We begin with our demonstration project schedule in Figure 1.
Figure 1
The Gantt chart is displaying ordinal dates. The ordinal start is the project start date and the ordinal interval is day. For instructions for how to display ordinal calendar dates on the Gantt chart refer to the following blog “Primavera P6 Professional and Ordinal Gantt Chart Date“.
Our activity table, however, is displaying the calendar start and finish dates of each activity, which may confuse stakeholders whom have not specified a project start and deadline. Let’s proceed and present how to populate an activity table column with calendar ordinal dates.
We begin by creating user defined fields (UDF) for our ordinal calendar start and finish date activity table columns. Select Enterprise | User Defined Fields from the top drop down menu. In the UDF dialog select activities from the top drop down menu and add both UDF_Finish_Day and UDF_Start_Day UDFs with an integer data type, Figure 2.
Great! Now remove the start and finish day columns and add UDF_Start_Day and UDF_Finish_Day columns to the activities table, Figure 3.
Figure 3
Looks good, but we do not want the summary values on the work breakdown structure (WBS) elements, so toggle off ‘show group totals’ in the ‘Group and Sort’ dialog. Your activities table will now look similar to Figure 4.
Figure 4
Let’s continue with the export procedure. Select File | Export and toggle Spreadsheet – (XLS), Figure 5.
Figure 5
In the Export Type dialog toggle Activities, Figure 6; we do not need to worry about Activity Relationships.
Figure 6
In Projects to Export dialog, Figure 7, we check the appropriate project.
Figure 7
Next we add a ‘Calendar Days’ template in the Select Template dialog, Figure 8, and choose the appropriate activity options, Figure 9.
Figure 8
Figure 9
Note the project name and location the file will export to, Figure 10.
Figure 10
Finish the export.
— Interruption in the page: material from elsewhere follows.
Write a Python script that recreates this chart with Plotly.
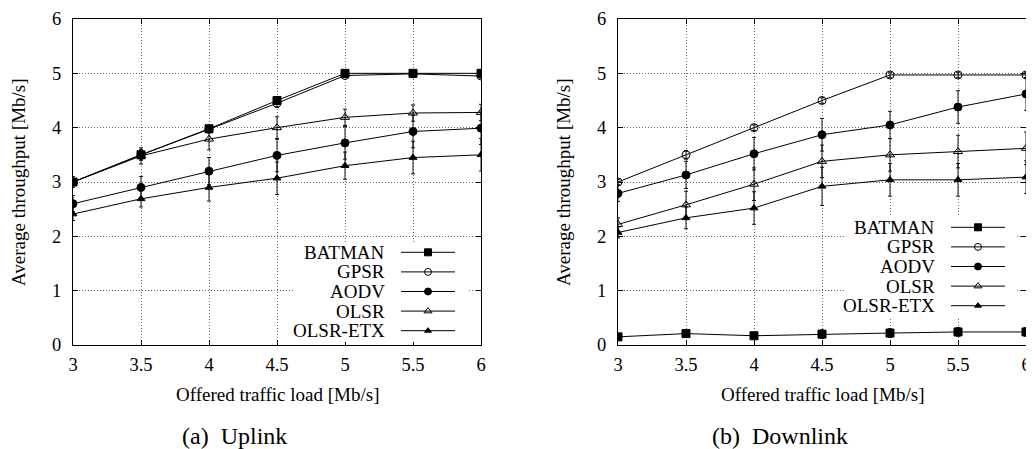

The export produces the Microsoft Excel file displayed in Figure 11.
Figure 11
Now we edit the Excel file. Delete the ‘Activity Status’, ‘Activity Name’, and ‘Delete This Row’ columns. Insert the project start date in cell G1. In cell E3, enter the formula C3-$G$1 and copy down the column, leaving activity A1030 ‘project completion date’ cell empty. In cell F5 and below enter the formula displayed in the spreadsheet, Figure 12.
Figure 12
The formula for these cells is listed in the formula bar. The MOD portion of this formula accounts for the last 8-hour period on the finish day. Our schedule is assigned a 5-day by 8-hour per day calendar. Without this formula this final 8-hour workday period would compute to 0.33 or 8/24. In our formula we multiply the remainder by 24/8 to specify that each 8-hour period is 1-day. This formula should work as well for half day work efforts.
As per Figure 13, 14, and 15 import the XLS file.
Figure 13
Figure 14
Figure 15
The schedule with populated activity table columns UDF_Start_Day and UDF_Finish_Day is in Figure 16.
Figure 16
In Figure 17, we edit the UDF_Start_Day column heading with the new title ‘ordinal start day’.
Figure 17
The final schedule is displayed in Figure 18.
Figure 18
Summary
When your project start date and deadline are unknown it makes sense to present the Primavera P6 schedule to stakeholders using the ordinal calendar dates. We say ‘calendar’ ordinal dates to indicate that weekends are included in our computations, and not just work days.
Our Microsoft Excel export/import approach allows us to update the activity start and finish dates with the appropriate calendar ordinal start and finish dates. One may also be interested in listing the start week or month of activities. I would again recommend the use of Excel for this computation instead of the global change tool.